» **What you should do**: Quote the entries below from the line with "Rebuild this chart" through the line with "import * as", both ends included, and only those lines.

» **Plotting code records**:
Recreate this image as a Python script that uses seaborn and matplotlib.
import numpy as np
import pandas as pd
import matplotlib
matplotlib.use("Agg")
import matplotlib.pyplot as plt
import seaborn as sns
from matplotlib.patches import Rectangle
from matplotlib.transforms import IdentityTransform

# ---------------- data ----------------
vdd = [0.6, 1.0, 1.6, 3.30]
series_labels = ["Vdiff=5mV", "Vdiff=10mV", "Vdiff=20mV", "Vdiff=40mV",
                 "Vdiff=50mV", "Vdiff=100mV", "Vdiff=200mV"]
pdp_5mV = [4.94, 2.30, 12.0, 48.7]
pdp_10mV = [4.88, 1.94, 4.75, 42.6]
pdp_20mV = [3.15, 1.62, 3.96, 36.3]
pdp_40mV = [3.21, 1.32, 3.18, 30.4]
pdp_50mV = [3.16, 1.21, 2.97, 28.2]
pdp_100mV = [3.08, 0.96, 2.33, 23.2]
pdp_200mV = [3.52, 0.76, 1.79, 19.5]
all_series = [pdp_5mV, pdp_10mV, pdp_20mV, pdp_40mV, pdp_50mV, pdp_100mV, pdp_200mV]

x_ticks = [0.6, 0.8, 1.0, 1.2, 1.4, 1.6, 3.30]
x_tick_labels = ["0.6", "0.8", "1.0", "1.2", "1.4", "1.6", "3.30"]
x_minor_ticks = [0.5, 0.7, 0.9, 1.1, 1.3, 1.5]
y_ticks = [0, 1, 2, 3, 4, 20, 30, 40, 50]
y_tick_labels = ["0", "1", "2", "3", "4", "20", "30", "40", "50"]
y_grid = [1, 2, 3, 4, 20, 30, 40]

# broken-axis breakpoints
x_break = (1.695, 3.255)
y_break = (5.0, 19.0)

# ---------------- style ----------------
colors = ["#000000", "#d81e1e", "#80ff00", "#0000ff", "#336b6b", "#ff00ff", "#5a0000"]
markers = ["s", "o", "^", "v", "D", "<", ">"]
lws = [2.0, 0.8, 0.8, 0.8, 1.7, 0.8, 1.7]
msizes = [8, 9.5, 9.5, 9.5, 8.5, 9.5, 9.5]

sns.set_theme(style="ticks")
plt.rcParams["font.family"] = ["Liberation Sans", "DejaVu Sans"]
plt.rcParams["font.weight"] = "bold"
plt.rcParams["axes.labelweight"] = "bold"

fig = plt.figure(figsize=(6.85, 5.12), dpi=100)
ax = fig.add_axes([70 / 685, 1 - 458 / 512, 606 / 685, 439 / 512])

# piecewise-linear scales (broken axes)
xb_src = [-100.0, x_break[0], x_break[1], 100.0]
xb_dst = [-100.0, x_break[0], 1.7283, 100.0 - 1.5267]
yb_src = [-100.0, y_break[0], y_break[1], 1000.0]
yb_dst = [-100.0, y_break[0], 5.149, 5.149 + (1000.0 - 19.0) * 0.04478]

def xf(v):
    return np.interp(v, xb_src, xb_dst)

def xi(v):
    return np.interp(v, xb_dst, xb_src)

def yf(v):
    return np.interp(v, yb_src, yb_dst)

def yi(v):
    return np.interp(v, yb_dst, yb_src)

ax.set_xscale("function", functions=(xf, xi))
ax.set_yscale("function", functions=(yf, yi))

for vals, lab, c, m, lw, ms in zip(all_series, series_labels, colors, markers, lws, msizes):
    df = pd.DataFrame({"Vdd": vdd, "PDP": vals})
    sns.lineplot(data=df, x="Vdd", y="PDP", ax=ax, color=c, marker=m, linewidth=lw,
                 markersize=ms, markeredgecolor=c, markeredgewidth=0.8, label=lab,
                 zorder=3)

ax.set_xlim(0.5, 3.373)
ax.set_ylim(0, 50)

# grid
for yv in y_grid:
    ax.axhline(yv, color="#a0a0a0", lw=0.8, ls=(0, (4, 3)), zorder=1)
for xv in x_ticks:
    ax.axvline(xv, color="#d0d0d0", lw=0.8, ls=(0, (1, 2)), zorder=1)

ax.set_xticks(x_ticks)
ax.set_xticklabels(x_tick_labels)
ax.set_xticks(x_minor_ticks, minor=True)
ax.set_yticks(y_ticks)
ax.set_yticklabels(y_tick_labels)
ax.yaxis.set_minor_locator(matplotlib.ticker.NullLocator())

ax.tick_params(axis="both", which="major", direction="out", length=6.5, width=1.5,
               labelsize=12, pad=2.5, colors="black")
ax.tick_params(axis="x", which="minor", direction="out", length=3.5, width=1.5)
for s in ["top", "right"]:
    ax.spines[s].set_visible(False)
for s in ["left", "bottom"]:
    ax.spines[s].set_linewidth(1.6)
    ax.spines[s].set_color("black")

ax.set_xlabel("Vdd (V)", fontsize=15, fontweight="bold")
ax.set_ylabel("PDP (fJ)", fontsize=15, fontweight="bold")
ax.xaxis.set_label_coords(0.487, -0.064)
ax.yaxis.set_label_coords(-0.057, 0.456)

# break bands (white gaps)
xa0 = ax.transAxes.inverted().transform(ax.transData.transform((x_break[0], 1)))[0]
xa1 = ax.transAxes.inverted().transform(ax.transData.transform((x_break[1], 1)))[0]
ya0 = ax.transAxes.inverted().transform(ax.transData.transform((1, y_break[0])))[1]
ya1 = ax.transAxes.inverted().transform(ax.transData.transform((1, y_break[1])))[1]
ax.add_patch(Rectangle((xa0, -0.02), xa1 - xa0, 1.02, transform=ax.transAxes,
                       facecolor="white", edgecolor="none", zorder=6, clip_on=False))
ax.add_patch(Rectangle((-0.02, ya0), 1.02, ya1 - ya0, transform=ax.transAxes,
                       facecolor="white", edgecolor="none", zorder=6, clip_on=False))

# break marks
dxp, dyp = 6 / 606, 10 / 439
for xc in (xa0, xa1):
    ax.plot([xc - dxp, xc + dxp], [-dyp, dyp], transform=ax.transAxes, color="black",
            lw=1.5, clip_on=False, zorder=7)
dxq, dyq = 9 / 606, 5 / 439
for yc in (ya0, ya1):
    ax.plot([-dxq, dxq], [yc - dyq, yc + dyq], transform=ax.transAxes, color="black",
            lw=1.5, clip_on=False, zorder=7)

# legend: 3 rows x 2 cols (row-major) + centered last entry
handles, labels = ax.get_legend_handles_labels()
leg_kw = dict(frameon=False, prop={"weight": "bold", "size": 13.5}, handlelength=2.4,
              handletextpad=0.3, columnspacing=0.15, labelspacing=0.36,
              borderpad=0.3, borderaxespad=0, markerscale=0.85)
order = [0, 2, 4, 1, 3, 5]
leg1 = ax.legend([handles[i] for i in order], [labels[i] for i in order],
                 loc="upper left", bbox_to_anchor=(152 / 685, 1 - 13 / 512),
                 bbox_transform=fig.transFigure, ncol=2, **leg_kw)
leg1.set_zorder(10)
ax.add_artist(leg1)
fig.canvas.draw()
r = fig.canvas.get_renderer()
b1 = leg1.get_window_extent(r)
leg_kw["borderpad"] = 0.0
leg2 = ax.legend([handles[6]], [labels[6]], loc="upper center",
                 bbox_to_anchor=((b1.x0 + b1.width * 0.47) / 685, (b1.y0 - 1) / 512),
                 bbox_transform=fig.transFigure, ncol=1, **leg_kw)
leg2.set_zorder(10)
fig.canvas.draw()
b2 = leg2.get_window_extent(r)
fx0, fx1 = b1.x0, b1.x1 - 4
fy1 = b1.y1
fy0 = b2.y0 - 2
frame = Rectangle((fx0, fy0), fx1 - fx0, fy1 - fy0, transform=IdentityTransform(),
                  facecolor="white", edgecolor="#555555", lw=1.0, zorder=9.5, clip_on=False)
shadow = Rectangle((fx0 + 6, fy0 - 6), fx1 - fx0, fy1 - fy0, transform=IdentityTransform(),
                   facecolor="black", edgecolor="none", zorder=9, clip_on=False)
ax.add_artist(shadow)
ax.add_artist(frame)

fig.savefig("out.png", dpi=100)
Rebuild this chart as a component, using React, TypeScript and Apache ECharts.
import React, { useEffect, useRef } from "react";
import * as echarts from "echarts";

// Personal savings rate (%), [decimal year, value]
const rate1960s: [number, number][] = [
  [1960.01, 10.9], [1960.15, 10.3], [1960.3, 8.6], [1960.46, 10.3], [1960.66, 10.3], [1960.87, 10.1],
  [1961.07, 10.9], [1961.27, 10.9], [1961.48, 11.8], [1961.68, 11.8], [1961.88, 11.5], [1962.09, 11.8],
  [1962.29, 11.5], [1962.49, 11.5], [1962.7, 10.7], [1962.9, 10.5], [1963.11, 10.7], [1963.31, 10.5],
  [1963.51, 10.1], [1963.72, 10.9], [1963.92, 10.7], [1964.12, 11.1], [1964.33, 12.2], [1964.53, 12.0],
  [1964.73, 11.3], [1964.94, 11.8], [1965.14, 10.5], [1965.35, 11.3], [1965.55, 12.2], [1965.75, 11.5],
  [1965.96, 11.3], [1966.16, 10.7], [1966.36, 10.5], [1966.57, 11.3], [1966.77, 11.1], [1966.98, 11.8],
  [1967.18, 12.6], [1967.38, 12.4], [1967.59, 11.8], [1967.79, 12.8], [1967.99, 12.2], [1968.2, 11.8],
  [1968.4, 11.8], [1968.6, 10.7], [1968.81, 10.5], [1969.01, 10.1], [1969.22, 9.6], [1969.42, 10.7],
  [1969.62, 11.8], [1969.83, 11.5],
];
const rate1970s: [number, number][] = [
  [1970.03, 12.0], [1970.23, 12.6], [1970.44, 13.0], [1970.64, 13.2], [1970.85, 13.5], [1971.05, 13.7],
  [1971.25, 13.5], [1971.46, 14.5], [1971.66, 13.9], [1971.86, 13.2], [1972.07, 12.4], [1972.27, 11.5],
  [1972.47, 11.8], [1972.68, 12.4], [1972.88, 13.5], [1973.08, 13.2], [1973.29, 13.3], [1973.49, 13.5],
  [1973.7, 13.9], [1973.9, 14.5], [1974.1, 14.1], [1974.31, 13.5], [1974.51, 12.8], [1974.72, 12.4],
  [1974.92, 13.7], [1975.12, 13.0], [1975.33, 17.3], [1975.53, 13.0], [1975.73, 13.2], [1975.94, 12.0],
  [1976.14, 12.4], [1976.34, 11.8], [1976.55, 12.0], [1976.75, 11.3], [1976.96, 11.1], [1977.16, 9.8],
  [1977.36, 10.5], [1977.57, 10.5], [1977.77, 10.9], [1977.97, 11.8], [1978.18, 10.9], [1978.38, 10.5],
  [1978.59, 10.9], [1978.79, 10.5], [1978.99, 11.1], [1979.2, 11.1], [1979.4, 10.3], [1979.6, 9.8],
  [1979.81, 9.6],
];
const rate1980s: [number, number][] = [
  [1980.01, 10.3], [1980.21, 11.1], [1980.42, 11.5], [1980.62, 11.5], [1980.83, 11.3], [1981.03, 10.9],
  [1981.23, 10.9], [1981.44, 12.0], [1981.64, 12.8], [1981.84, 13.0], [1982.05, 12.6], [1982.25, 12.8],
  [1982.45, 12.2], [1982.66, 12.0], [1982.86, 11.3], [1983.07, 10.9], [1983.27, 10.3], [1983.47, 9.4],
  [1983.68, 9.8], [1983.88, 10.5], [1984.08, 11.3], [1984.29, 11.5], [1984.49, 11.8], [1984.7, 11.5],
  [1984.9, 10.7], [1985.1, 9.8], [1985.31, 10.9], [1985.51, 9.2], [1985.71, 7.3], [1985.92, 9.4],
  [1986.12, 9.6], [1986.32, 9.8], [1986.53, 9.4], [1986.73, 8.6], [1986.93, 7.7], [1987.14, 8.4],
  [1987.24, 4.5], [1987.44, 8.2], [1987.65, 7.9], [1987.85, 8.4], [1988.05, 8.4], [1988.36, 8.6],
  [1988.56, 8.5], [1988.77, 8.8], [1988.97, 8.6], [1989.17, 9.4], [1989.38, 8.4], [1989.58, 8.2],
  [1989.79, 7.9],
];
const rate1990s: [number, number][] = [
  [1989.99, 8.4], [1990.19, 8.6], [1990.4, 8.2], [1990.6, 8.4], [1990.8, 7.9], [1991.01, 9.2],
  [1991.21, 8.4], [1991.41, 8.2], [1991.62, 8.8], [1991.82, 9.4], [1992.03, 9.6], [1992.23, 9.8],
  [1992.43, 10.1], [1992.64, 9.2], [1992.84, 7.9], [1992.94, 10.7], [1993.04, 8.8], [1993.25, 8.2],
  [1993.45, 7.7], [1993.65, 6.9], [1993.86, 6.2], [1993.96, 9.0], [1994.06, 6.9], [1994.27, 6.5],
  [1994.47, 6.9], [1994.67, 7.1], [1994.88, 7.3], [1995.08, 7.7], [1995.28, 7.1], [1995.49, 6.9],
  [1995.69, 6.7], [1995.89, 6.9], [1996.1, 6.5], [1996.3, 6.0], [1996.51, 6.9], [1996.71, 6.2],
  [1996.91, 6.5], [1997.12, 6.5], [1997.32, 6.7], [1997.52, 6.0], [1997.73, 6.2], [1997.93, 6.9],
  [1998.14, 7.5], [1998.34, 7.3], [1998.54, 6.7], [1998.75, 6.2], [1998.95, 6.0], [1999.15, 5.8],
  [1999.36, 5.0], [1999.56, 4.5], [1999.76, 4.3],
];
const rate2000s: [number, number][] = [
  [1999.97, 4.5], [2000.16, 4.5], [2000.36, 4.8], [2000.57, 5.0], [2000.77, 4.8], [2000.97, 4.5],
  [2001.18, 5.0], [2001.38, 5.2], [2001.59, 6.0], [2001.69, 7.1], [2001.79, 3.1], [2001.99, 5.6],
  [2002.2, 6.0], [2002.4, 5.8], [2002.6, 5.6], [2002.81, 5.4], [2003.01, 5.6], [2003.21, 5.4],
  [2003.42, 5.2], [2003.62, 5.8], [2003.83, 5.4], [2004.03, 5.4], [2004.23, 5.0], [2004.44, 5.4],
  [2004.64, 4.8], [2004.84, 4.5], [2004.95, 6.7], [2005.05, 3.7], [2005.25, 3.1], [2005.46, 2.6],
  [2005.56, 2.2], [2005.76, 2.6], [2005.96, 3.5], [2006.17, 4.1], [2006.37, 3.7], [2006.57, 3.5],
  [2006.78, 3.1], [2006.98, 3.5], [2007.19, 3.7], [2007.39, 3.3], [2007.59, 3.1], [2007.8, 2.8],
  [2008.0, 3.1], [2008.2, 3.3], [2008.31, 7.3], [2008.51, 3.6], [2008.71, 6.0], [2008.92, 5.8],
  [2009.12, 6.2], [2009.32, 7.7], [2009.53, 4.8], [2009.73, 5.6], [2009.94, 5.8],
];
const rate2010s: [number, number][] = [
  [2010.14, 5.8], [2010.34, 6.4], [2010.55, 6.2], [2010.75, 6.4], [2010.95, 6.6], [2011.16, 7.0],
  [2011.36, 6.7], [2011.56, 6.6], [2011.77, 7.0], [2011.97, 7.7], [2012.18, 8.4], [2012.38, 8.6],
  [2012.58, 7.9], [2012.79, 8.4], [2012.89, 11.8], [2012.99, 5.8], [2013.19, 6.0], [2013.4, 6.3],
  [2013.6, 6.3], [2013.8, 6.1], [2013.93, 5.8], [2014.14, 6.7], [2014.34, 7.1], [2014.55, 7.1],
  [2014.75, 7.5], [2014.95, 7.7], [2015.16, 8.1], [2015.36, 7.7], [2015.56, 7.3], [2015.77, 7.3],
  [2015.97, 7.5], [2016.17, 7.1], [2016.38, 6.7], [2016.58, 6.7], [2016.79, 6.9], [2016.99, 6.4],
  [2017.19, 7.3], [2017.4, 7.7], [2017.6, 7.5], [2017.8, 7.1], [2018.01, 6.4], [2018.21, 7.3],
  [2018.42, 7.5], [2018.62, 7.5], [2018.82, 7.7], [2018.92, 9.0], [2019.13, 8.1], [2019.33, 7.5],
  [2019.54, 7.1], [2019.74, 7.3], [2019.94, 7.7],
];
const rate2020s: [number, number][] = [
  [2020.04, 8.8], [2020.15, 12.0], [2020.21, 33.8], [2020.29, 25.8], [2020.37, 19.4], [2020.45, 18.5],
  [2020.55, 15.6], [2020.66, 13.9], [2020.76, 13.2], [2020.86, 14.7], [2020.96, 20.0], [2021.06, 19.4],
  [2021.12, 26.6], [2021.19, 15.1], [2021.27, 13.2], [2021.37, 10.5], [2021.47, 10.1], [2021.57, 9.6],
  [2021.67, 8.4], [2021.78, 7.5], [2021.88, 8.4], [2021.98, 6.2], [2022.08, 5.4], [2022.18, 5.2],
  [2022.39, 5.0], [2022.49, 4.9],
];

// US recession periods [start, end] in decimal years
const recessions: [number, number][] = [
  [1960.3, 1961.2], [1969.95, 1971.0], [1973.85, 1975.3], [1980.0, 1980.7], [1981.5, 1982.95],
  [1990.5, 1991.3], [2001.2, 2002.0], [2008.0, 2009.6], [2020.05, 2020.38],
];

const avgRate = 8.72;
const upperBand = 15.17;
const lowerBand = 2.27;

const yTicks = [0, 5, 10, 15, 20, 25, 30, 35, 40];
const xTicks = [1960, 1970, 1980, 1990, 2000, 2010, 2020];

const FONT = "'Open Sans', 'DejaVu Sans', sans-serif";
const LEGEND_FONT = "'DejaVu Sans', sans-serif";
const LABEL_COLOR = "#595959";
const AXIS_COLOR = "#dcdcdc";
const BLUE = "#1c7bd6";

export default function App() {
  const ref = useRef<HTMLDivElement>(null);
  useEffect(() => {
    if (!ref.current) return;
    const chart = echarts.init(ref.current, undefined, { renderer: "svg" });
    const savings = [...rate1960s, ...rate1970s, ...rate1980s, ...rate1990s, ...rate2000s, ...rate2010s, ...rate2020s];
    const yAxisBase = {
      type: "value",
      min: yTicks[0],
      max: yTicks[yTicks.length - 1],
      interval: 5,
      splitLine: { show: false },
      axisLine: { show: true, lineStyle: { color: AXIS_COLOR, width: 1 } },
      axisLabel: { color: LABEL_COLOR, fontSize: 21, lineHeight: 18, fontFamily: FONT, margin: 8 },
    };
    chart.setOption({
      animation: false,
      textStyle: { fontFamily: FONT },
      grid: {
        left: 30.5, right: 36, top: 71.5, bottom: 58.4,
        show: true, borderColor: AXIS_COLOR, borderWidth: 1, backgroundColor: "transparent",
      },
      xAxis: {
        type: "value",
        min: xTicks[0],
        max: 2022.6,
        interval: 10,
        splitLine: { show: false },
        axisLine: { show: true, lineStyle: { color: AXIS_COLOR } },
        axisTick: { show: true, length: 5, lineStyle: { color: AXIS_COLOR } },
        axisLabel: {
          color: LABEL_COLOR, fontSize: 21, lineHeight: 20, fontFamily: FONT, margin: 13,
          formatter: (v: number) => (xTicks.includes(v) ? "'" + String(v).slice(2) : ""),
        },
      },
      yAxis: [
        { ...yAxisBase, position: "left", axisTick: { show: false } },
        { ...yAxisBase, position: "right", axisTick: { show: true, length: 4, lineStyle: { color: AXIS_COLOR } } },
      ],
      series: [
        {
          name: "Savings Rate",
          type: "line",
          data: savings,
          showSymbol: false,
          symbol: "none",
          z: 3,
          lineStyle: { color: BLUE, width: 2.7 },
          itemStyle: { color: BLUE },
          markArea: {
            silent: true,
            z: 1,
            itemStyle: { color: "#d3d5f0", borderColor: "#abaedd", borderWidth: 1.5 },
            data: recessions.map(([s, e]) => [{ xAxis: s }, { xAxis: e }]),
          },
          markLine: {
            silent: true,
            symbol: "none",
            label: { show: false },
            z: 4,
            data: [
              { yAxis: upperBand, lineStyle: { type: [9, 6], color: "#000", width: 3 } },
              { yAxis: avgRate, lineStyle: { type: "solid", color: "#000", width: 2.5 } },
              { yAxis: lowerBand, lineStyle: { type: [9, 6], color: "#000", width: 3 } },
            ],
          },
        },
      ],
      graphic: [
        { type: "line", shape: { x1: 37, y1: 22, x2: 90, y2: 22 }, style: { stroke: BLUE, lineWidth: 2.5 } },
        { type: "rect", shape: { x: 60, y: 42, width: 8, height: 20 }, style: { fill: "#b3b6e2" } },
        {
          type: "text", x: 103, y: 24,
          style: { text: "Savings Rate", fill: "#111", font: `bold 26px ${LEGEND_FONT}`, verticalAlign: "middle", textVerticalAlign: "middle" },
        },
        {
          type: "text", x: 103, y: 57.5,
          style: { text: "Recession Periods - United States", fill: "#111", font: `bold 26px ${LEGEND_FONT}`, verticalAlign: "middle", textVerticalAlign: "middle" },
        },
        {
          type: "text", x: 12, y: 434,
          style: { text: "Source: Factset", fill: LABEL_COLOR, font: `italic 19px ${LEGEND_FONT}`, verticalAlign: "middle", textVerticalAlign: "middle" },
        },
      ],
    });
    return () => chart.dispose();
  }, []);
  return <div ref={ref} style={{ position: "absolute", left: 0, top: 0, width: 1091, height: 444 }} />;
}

» **Exercise response**:
Rebuild this chart as a component, using React, TypeScript and Apache ECharts.
import React, { useEffect, useRef } from "react";
import * as echarts from "echarts";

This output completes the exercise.